Nursing student, Paola Sagastizado has a dissimilar opinion of judging professors on first sight.

“I don’t think much of it. When they start talking, that’s when you can judge them as a professor,” Sagastizado said.

Dean of Language Arts and communications, Lee Douglas believes there are benefits to having a more diverse faculty.

“We’re not talking about diminishing the faculty that is doing great work now. We’re talking about the potential benefits, added benefits, of having a diverse faculty,” Douglas said.

Cynthia Quintero a professor of Foreign Language feels that any issue that has to deal with equity is important.

“I think as an educational institution we need to be at the forefront of calling out these things that we think are not right,” Quintero said.

Annahita Mahdavi makes a larger point when talking about the racial gap at LBCC.

“This is not just in Long Beach City College, this is in academia across nation.”

The inequity is also felt on an individual level by faculty like professor of history and political science, Donald Douglas.

“Sometimes I feel a little bit I guess unrepresented or a little bit isolated as a minority faculty member that unless you really work hard to work with or to belong to other groups of minority faculty you might feel isolated … as a faculty member myself sometimes I don’t feel like the college is doing as much as they can. It could be better,” Douglas said.

Leadership in the administrative and human resources offices are taking steps in the direction of diversifying new faculty hires.

Also, LBCC has historically started the application and hiring process later than other institutions of higher education, and just recently began implementing the process earlier.

“LBCC was late to the game in terms of faculty hiring. We would hire after a couple of other colleges would pick up their faculty hires. We used to advertise more in  February or March for the fall hires.
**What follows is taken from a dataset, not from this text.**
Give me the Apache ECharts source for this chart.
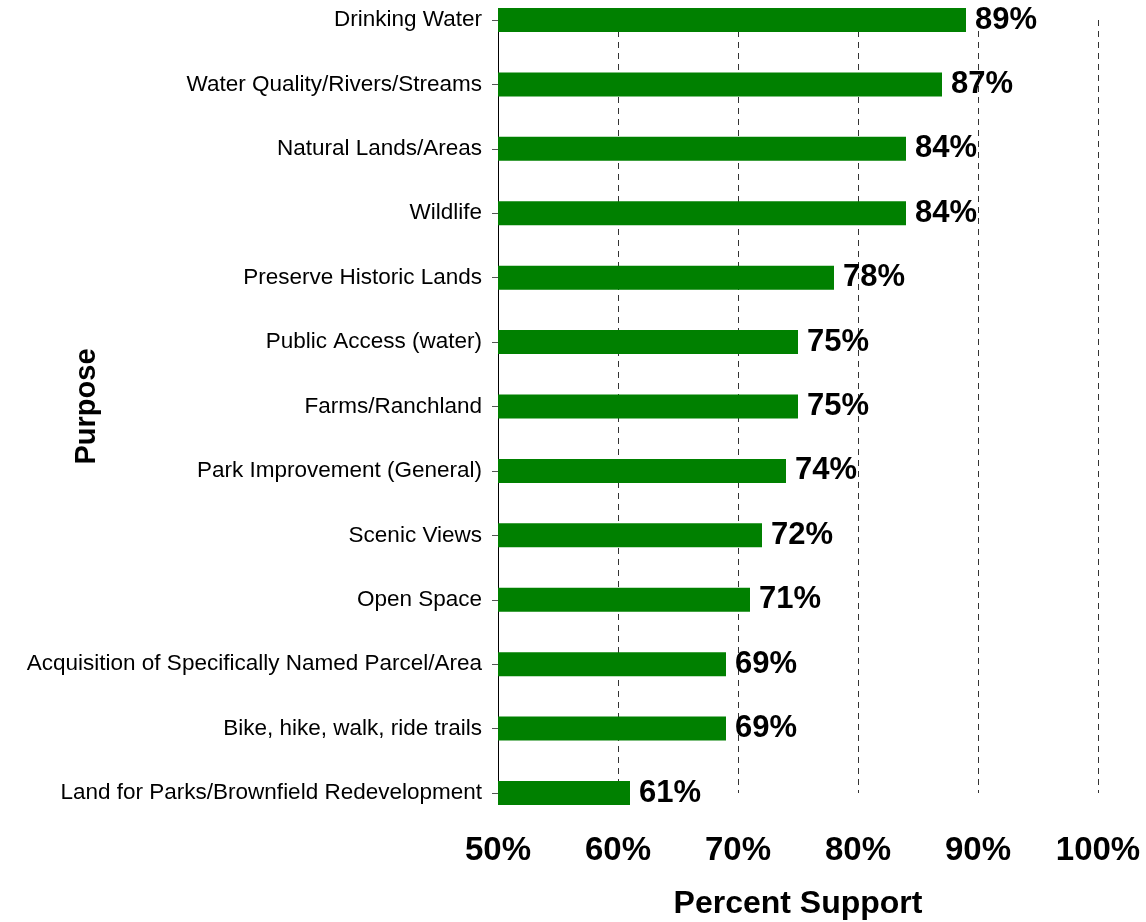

Now we’re advertising in December and January,” Romali said.

Another issue with increasing diversity hires for faculty is lack of outreach, in 2016 LBCC established the Equal Employment Opportunity Advisory Committee for the college and adopted a new plan.

According to the Long Beach Community College District Equal Employment Opportunity Plan 2016 – 2019, adopted by the Board of Trustees on May 24, 2016, when recruiting qualified applicants the hiring and application process is required to be statewide and employ the California Community College Equal Employment Opportunity Registry.

“We’ve gone to quite a number of more job fairs, reaching out to more diverse organizations, and also we are going to locally based organizations that represent people of different cultures to try and reach as many applicants as possible. The more I can get the word out the more diverse pool of applicants we’ll have,” Romali said.

This is an issue that cannot be fixed right away, it is a continuous process that requires ongoing attention.